"We lost eight police officers in this attack," North Eastern Regional Commissioner John Otieno said. "We suspect the work of al-Shabab, who are now targeting security forces and passenger vehicles."
The incident took place on Tuesday in Garissa county in eastern Kenya, a region on the border with Somalia - where al-Shabab has been waging a bloody insurgency against the fragile government in Mogadishu for more than 15 years.
Kenya first sent troops into Somalia in 2011 to combat the al-Qaeda-affiliated Islamist militants, and is now a major contributor of troops to an African Union military operation against the group.
But it has suffered a string of retaliatory assaults, including a bloody siege at the Westgate Mall in Nairobi in 2013 that cost 67 lives and an attack on Garissa University in 2015 that killed 148 people.
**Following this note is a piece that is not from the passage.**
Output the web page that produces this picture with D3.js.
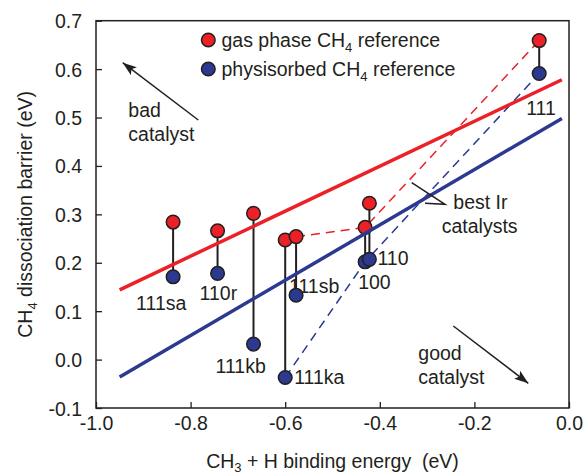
<!DOCTYPE html>
<html>
<head>
<meta charset="utf-8">
<script src="https://cdn.jsdelivr.net/npm/d3@7"></script>
<style>
  body { margin: 0; background: #fff; }
  svg text { font-family: "Liberation Sans", Arial, Helvetica, sans-serif; fill: #231f20; }
</style>
</head>
<body>
<div id="chart"></div>
<script>
// surfaces and their values (eV)
var surfaces      = ["111sa", "110r", "111kb", "111ka", "111sb", "100", "110", "111"];
var bindingEnergy = [-0.837, -0.743, -0.667, -0.600, -0.577, -0.431, -0.422, -0.063];
var gasBarrier    = [0.284, 0.266, 0.302, 0.247, 0.254, 0.273, 0.323, 0.659];
var physBarrier   = [0.171, 0.178, 0.032, -0.037, 0.133, 0.202, 0.207, 0.591];

// linear fits (end points)
var fitX    = [-0.95, -0.015];
var gasFit  = [0.144, 0.578];
var physFit = [-0.036, 0.498];

// dashed connections (indices into the arrays above)
var gasDashed  = [4, 5, 7];
var physDashed = [3, 5, 7];

var xTicks = [-1.0, -0.8, -0.6, -0.4, -0.2, 0.0];
var yTicks = [-0.1, 0.0, 0.1, 0.2, 0.3, 0.4, 0.5, 0.6, 0.7];

// label offsets from the blue point, px
var labelDx = [-37, -18, -38, 9, -7, -7, 8, -13];
var labelDy = [33, 27, 29, 6, -2, 27, 6, 42];

var red  = '#ec2027';
var blue = '#2b3990';
var ink  = '#231f20';
var fs   = 19.5;

var width = 587, height = 476;
var plotL = 96, plotR = 569, plotT = 20.7, plotB = 408;

var svg = d3.select('#chart').append('svg')
  .attr('width', width)
  .attr('height', height);

var x = d3.scaleLinear().domain([-1, 0]).range([plotL, plotR]);
var y = d3.scaleLinear().domain([-0.1, 0.7]).range([plotB, plotT]);

// arrow head
svg.append('defs').append('marker')
  .attr('id', 'arrow')
  .attr('viewBox', '0 0 14 10')
  .attr('refX', 14).attr('refY', 5)
  .attr('markerWidth', 14).attr('markerHeight', 10)
  .attr('markerUnits', 'userSpaceOnUse')
  .attr('orient', 'auto')
  .append('path')
  .attr('d', 'M0,0 L14,5 L0,10 L3,5 Z')
  .attr('fill', ink);

// axes with inward ticks
var xAxis = svg.append('g')
  .attr('transform', 'translate(0,' + plotB + ')')
  .call(d3.axisBottom(x).tickValues(xTicks).tickSizeInner(-6).tickSizeOuter(0)
    .tickPadding(8).tickFormat(function(d) { return d.toFixed(1); }));
var yAxis = svg.append('g')
  .attr('transform', 'translate(' + plotL + ',0)')
  .call(d3.axisLeft(y).tickValues(yTicks).tickSizeInner(-6).tickSizeOuter(0)
    .tickPadding(14).tickFormat(function(d) { return d.toFixed(1); }));

[xAxis, yAxis].forEach(function(g) {
  g.select('.domain').remove();
  g.selectAll('line').attr('stroke', ink).attr('stroke-width', 1.3);
  g.selectAll('text').attr('font-size', fs).attr('fill', ink)
    .style('font-family', '"Liberation Sans", Arial, sans-serif');
});
yAxis.selectAll('text').attr('dy', '0.36em');

// frame
svg.append('rect')
  .attr('x', plotL).attr('y', plotT)
  .attr('width', plotR - plotL).attr('height', plotB - plotT)
  .attr('fill', 'none').attr('stroke', ink).attr('stroke-width', 1.5);

// axis titles
var xt = svg.append('text')
  .attr('x', (plotL + plotR) / 2).attr('y', 468)
  .attr('text-anchor', 'middle').attr('font-size', fs);
xt.append('tspan').text('CH');
xt.append('tspan').attr('font-size', 13).attr('dy', 4).text('3');
xt.append('tspan').attr('dy', -4).text(' + H binding energy \u00a0(eV)');

var yt = svg.append('text')
  .attr('transform', 'translate(32,' + (plotT + plotB) / 2 + ') rotate(-90)')
  .attr('text-anchor', 'middle').attr('font-size', fs);
yt.append('tspan').text('CH');
yt.append('tspan').attr('font-size', 13).attr('dy', 5).text('4');
yt.append('tspan').attr('dy', -5).text(' dissociation barrier (eV)');

var idx = d3.range(surfaces.length);

// surface labels (under the points)
svg.append('g').selectAll('text').data(idx).enter().append('text')
  .attr('x', function(i) { return x(bindingEnergy[i]) + labelDx[i]; })
  .attr('y', function(i) { return y(physBarrier[i]) + labelDy[i]; })
  .attr('font-size', fs)
  .text(function(i) { return surfaces[i]; });

// dashed connections
var dashLine = d3.line()
  .x(function(d) { return x(d[0]); })
  .y(function(d) { return y(d[1]); });

svg.append('path')
  .attr('d', dashLine(gasDashed.map(function(i) { return [bindingEnergy[i], gasBarrier[i]]; })))
  .attr('fill', 'none').attr('stroke', red).attr('stroke-width', 1.5)
  .attr('stroke-dasharray', '9,6');
svg.append('path')
  .attr('d', dashLine(physDashed.map(function(i) { return [bindingEnergy[i], physBarrier[i]]; })))
  .attr('fill', 'none').attr('stroke', blue).attr('stroke-width', 1.5)
  .attr('stroke-dasharray', '9,6');

// vertical connectors
svg.append('g').selectAll('line').data(idx).enter().append('line')
  .attr('x1', function(i) { return x(bindingEnergy[i]); })
  .attr('x2', function(i) { return x(bindingEnergy[i]); })
  .attr('y1', function(i) { return y(gasBarrier[i]); })
  .attr('y2', function(i) { return y(physBarrier[i]); })
  .attr('stroke', ink).attr('stroke-width', 2);

// points
var pts = svg.append('g');
pts.selectAll('circle.gas').data(idx).enter().append('circle')
  .attr('cx', function(i) { return x(bindingEnergy[i]); })
  .attr('cy', function(i) { return y(gasBarrier[i]); })
  .attr('r', 6.8).attr('fill', red).attr('stroke', ink).attr('stroke-width', 1.5);
pts.selectAll('circle.phys').data(idx).enter().append('circle')
  .attr('cx', function(i) { return x(bindingEnergy[i]); })
  .attr('cy', function(i) { return y(physBarrier[i]); })
  .attr('r', 6.8).attr('fill', blue).attr('stroke', ink).attr('stroke-width', 1.5);

// fit lines
svg.append('line')
  .attr('x1', x(fitX[0])).attr('y1', y(gasFit[0]))
  .attr('x2', x(fitX[1])).attr('y2', y(gasFit[1]))
  .attr('stroke', red).attr('stroke-width', 3.5);
svg.append('line')
  .attr('x1', x(fitX[0])).attr('y1', y(physFit[0]))
  .attr('x2', x(fitX[1])).attr('y2', y(physFit[1]))
  .attr('stroke', blue).attr('stroke-width', 3.5);

// legend
var legend = [
  { color: red,  pre: 'gas phase CH', post: ' reference', cy: 40 },
  { color: blue, pre: 'physisorbed CH', post: ' reference', cy: 69 }
];
legend.forEach(function(l) {
  svg.append('circle')
    .attr('cx', 208.3).attr('cy', l.cy).attr('r', 6.8)
    .attr('fill', l.color).attr('stroke', ink).attr('stroke-width', 1.5);
  var t = svg.append('text')
    .attr('x', 221.5).attr('y', l.cy + 6.5).attr('font-size', fs);
  t.append('tspan').text(l.pre);
  t.append('tspan').attr('font-size', 13).attr('dy', 5).text('4');
  t.append('tspan').attr('dy', -5).text(l.post);
});

// annotations
function note(lines, xx, yy, dy) {
  var t = svg.append('text').attr('font-size', fs);
  lines.forEach(function(s, k) {
    t.append('tspan').attr('x', xx[k]).attr('y', yy + k * dy).text(s);
  });
}
note(['bad', 'catalyst'], [128.3, 128.3], 116.7, 24);
note(['good', 'catalyst'], [418.3, 418.3], 360, 23.5);
note(['best Ir', 'catalysts'], [453.3, 441.7], 209.3, 23.5);

svg.append('line')
  .attr('x1', 198.3).attr('y1', 120).attr('x2', 122.7).attr('y2', 62.7)
  .attr('stroke', ink).attr('stroke-width', 1.5).attr('marker-end', 'url(#arrow)');
svg.append('line')
  .attr('x1', 453.3).attr('y1', 326).attr('x2', 528.3).attr('y2', 383.3)
  .attr('stroke', ink).attr('stroke-width', 1.5).attr('marker-end', 'url(#arrow)');
svg.append('polyline')
  .attr('points', '411.7,182.7 445,204.3 425,203.3')
  .attr('fill', 'none').attr('stroke', ink).attr('stroke-width', 1.5);
</script>
</body>
</html>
In Somalia itself, al-Shabab has continued to wage deadly attacks despite a major offensive launched last August by pro-government forces, backed by the A.U. force known as ATMIS.
In one of the worst recent attacks, 54 Ugandan peacekeepers were killed when al-Shabab fighters stormed an African Union base in Somalia on May 26, according to Uganda's President Yoweri Museveni.
And on Saturday, Somali police said six civilians were killed in a six-hour siege by the militants at a beachside hotel in Mogadishu.